• [What to work on]: Leave out the pictures and repeat the rest of the material exactly.

## begin

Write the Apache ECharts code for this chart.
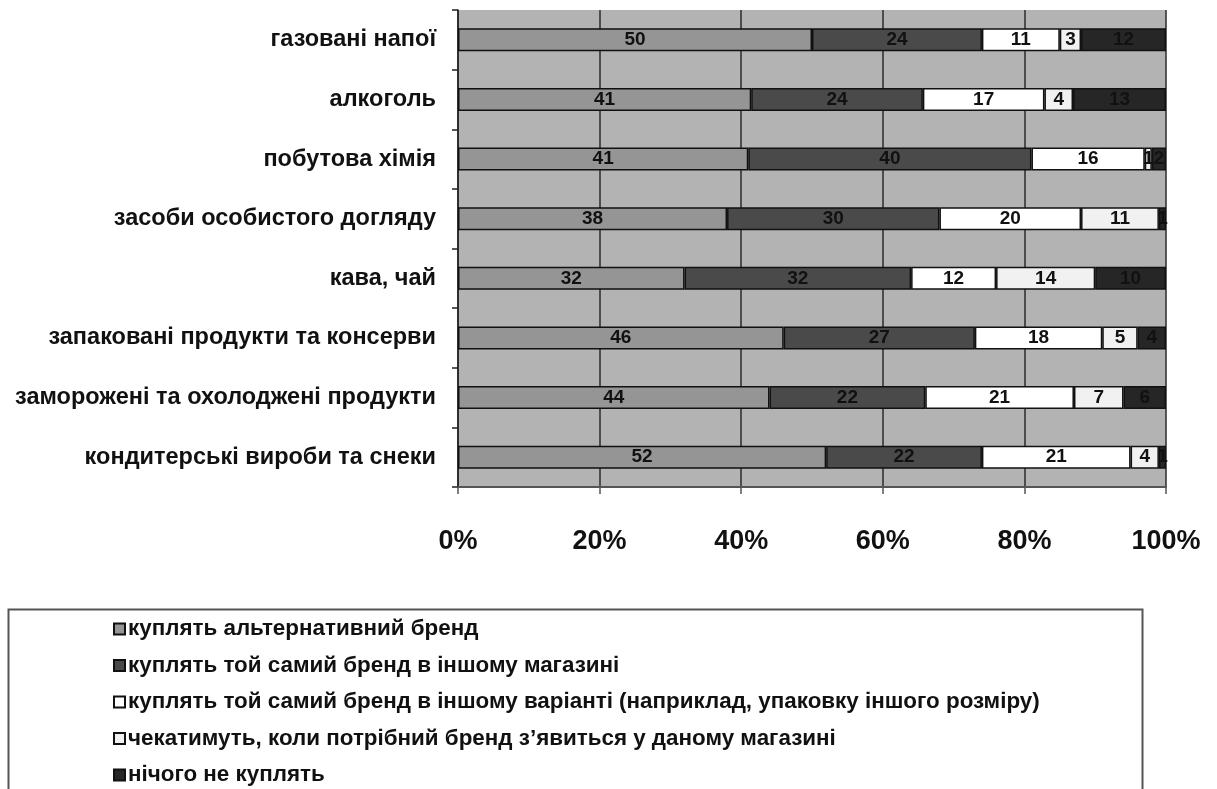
<!DOCTYPE html>
<html>
<head>
<meta charset="utf-8">
<script src="https://cdn.jsdelivr.net/npm/echarts@6/dist/echarts.min.js"></script>
<style>
  html, body { margin: 0; padding: 0; background: #ffffff; }
  #chart { width: 1217px; height: 789px; }
</style>
</head>
<body>
<div id="chart"></div>
<script>
// Товарні категорії (зверху вниз)
const categories = [
  'газовані напої',
  'алкоголь',
  'побутова хімія',
  'засоби особистого догляду',
  'кава, чай',
  'запаковані продукти та консерви',
  'заморожені та охолоджені продукти',
  'кондитерські вироби та снеки'
];

// Назви варіантів поведінки покупців
const seriesNames = [
  'куплять альтернативний бренд',
  'куплять той самий бренд в іншому магазині',
  'куплять той самий бренд в іншому варіанті (наприклад, упаковку іншого розміру)',
  'чекатимуть, коли потрібний бренд з\u2019явиться у даному магазині',
  'нічого не куплять'
];

// Частки відповідей, %
const altBrand       = [50, 41, 41, 38, 32, 46, 44, 52];
const otherStore     = [24, 24, 40, 30, 32, 27, 22, 22];
const otherVariant   = [11, 17, 16, 20, 12, 18, 21, 21];
const waitForBrand   = [ 3,  4,  1, 11, 14,  5,  7,  4];
const buyNothing     = [12, 13,  2,  1, 10,  4,  6,  1];

// Підписи осі X
const xTicks = ['0%', '20%', '40%', '60%', '80%', '100%'];

const seriesValues = [altBrand, otherStore, otherVariant, waitForBrand, buyNothing];
const seriesColors = ['#959595', '#4a4a4a', '#ffffff', '#f1f1f1', '#262626'];

// Нормування до 100% у кожному рядку (накопичена діаграма 100%)
const rowSums = categories.map((_, i) =>
  seriesValues.reduce((s, arr) => s + arr[i], 0));

const chart = echarts.init(document.getElementById('chart'), null, { renderer: 'canvas' });

const series = seriesValues.map((arr, k) => ({
  name: seriesNames[k],
  type: 'bar',
  stack: 'total',
  barWidth: 23,
  data: arr.map((v, i) => ({ value: v / rowSums[i] * 100, raw: v })),
  itemStyle: { color: seriesColors[k], borderColor: '#111', borderWidth: 1.5 },
  label: {
    show: true,
    position: 'inside',
    color: '#111',
    fontFamily: '"Liberation Sans Narrow", "Liberation Sans", Arial, sans-serif',
    fontWeight: 'bold',
    fontSize: 19,
    formatter: p => String(p.data.raw)
  },
  emphasis: { disabled: true }
}));

chart.setOption({
  animation: false,
  backgroundColor: '#ffffff',
  grid: {
    left: 458, right: 51, top: 10, bottom: 302,
    show: true, backgroundColor: '#b3b3b3', borderWidth: 0
  },
  xAxis: {
    type: 'value',
    min: 0, max: 100, interval: 20,
    axisLine: { show: true, lineStyle: { color: '#555', width: 2 } },
    axisTick: { show: true, length: 7, lineStyle: { color: '#555', width: 1.5 } },
    splitLine: { show: true, lineStyle: { color: '#2b2b2b', width: 1.5 } },
    axisLabel: {
      margin: 41,
      color: '#111',
      fontFamily: '"Liberation Sans", Arial, sans-serif',
      fontWeight: 'bold',
      fontSize: 27,
      formatter: v => xTicks[Math.round(v / 20)]
    }
  },
  yAxis: {
    type: 'category',
    inverse: true,
    data: categories,
    axisLine: { show: true, lineStyle: { color: '#222', width: 1.5 } },
    axisTick: { show: true, length: 6, lineStyle: { color: '#222', width: 1.5 } },
    axisLabel: {
      margin: 22,
      color: '#111',
      fontFamily: '"Liberation Sans", Arial, sans-serif',
      fontWeight: 'bold',
      fontSize: 23.5
    }
  },
  legend: {
    orient: 'vertical',
    left: 108,
    top: 613,
    height: 260,
    itemGap: 14.5,
    itemWidth: 11,
    itemHeight: 11,
    icon: 'rect',
    data: seriesNames,
    textStyle: {
      color: '#111',
      fontFamily: '"Liberation Sans", Arial, sans-serif',
      fontWeight: 'bold',
      fontSize: 22.4,
      lineHeight: 22,
      padding: [0, 0, 0, -2]
    }
  },
  graphic: [
    {
      type: 'rect',
      left: 6, top: 607,
      shape: { width: 1134, height: 220 },
      style: { fill: 'none', stroke: '#555', lineWidth: 2 },
      silent: true,
      z: -1
    }
  ],
  series: series
});
</script>
</body>
</html>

## end

• [Exercise output]:
Write the Apache ECharts code for this chart.
<!DOCTYPE html>
<html>
<head>
<meta charset="utf-8">
<script src="https://cdn.jsdelivr.net/npm/echarts@6/dist/echarts.min.js"></script>
<style>
  html, body { margin: 0; padding: 0; background: #ffffff; }
  #chart { width: 1217px; height: 789px; }
</style>
</head>
<body>
<div id="chart"></div>
<script>
// Товарні категорії (зверху вниз)
const categories = [
  'газовані напої',
  'алкоголь',
  'побутова хімія',
  'засоби особистого догляду',
  'кава, чай',
  'запаковані продукти та консерви',
  'заморожені та охолоджені продукти',
  'кондитерські вироби та снеки'
];

// Назви варіантів поведінки покупців
const seriesNames = [
  'куплять альтернативний бренд',
  'куплять той самий бренд в іншому магазині',
  'куплять той самий бренд в іншому варіанті (наприклад, упаковку іншого розміру)',
  'чекатимуть, коли потрібний бренд з\u2019явиться у даному магазині',
  'нічого не куплять'
];

// Частки відповідей, %
const altBrand       = [50, 41, 41, 38, 32, 46, 44, 52];
const otherStore     = [24, 24, 40, 30, 32, 27, 22, 22];
const otherVariant   = [11, 17, 16, 20, 12, 18, 21, 21];
const waitForBrand   = [ 3,  4,  1, 11, 14,  5,  7,  4];
const buyNothing     = [12, 13,  2,  1, 10,  4,  6,  1];

// Підписи осі X
const xTicks = ['0%', '20%', '40%', '60%', '80%', '100%'];

const seriesValues = [altBrand, otherStore, otherVariant, waitForBrand, buyNothing];
const seriesColors = ['#959595', '#4a4a4a', '#ffffff', '#f1f1f1', '#262626'];

// Нормування до 100% у кожному рядку (накопичена діаграма 100%)
const rowSums = categories.map((_, i) =>
  seriesValues.reduce((s, arr) => s + arr[i], 0));

const chart = echarts.init(document.getElementById('chart'), null, { renderer: 'canvas' });

const series = seriesValues.map((arr, k) => ({
  name: seriesNames[k],
  type: 'bar',
  stack: 'total',
  barWidth: 23,
  data: arr.map((v, i) => ({ value: v / rowSums[i] * 100, raw: v })),
  itemStyle: { color: seriesColors[k], borderColor: '#111', borderWidth: 1.5 },
  label: {
    show: true,
    position: 'inside',
    color: '#111',
    fontFamily: '"Liberation Sans Narrow", "Liberation Sans", Arial, sans-serif',
    fontWeight: 'bold',
    fontSize: 19,
    formatter: p => String(p.data.raw)
  },
  emphasis: { disabled: true }
}));

chart.setOption({
  animation: false,
  backgroundColor: '#ffffff',
  grid: {
    left: 458, right: 51, top: 10, bottom: 302,
    show: true, backgroundColor: '#b3b3b3', borderWidth: 0
  },
  xAxis: {
    type: 'value',
    min: 0, max: 100, interval: 20,
    axisLine: { show: true, lineStyle: { color: '#555', width: 2 } },
    axisTick: { show: true, length: 7, lineStyle: { color: '#555', width: 1.5 } },
    splitLine: { show: true, lineStyle: { color: '#2b2b2b', width: 1.5 } },
    axisLabel: {
      margin: 41,
      color: '#111',
      fontFamily: '"Liberation Sans", Arial, sans-serif',
      fontWeight: 'bold',
      fontSize: 27,
      formatter: v => xTicks[Math.round(v / 20)]
    }
  },
  yAxis: {
    type: 'category',
    inverse: true,
    data: categories,
    axisLine: { show: true, lineStyle: { color: '#222', width: 1.5 } },
    axisTick: { show: true, length: 6, lineStyle: { color: '#222', width: 1.5 } },
    axisLabel: {
      margin: 22,
      color: '#111',
      fontFamily: '"Liberation Sans", Arial, sans-serif',
      fontWeight: 'bold',
      fontSize: 23.5
    }
  },
  legend: {
    orient: 'vertical',
    left: 108,
    top: 613,
    height: 260,
    itemGap: 14.5,
    itemWidth: 11,
    itemHeight: 11,
    icon: 'rect',
    data: seriesNames,
    textStyle: {
      color: '#111',
      fontFamily: '"Liberation Sans", Arial, sans-serif',
      fontWeight: 'bold',
      fontSize: 22.4,
      lineHeight: 22,
      padding: [0, 0, 0, -2]
    }
  },
  graphic: [
    {
      type: 'rect',
      left: 6, top: 607,
      shape: { width: 1134, height: 220 },
      style: { fill: 'none', stroke: '#555', lineWidth: 2 },
      silent: true,
      z: -1
    }
  ],
  series: series
});
</script>
</body>
</html>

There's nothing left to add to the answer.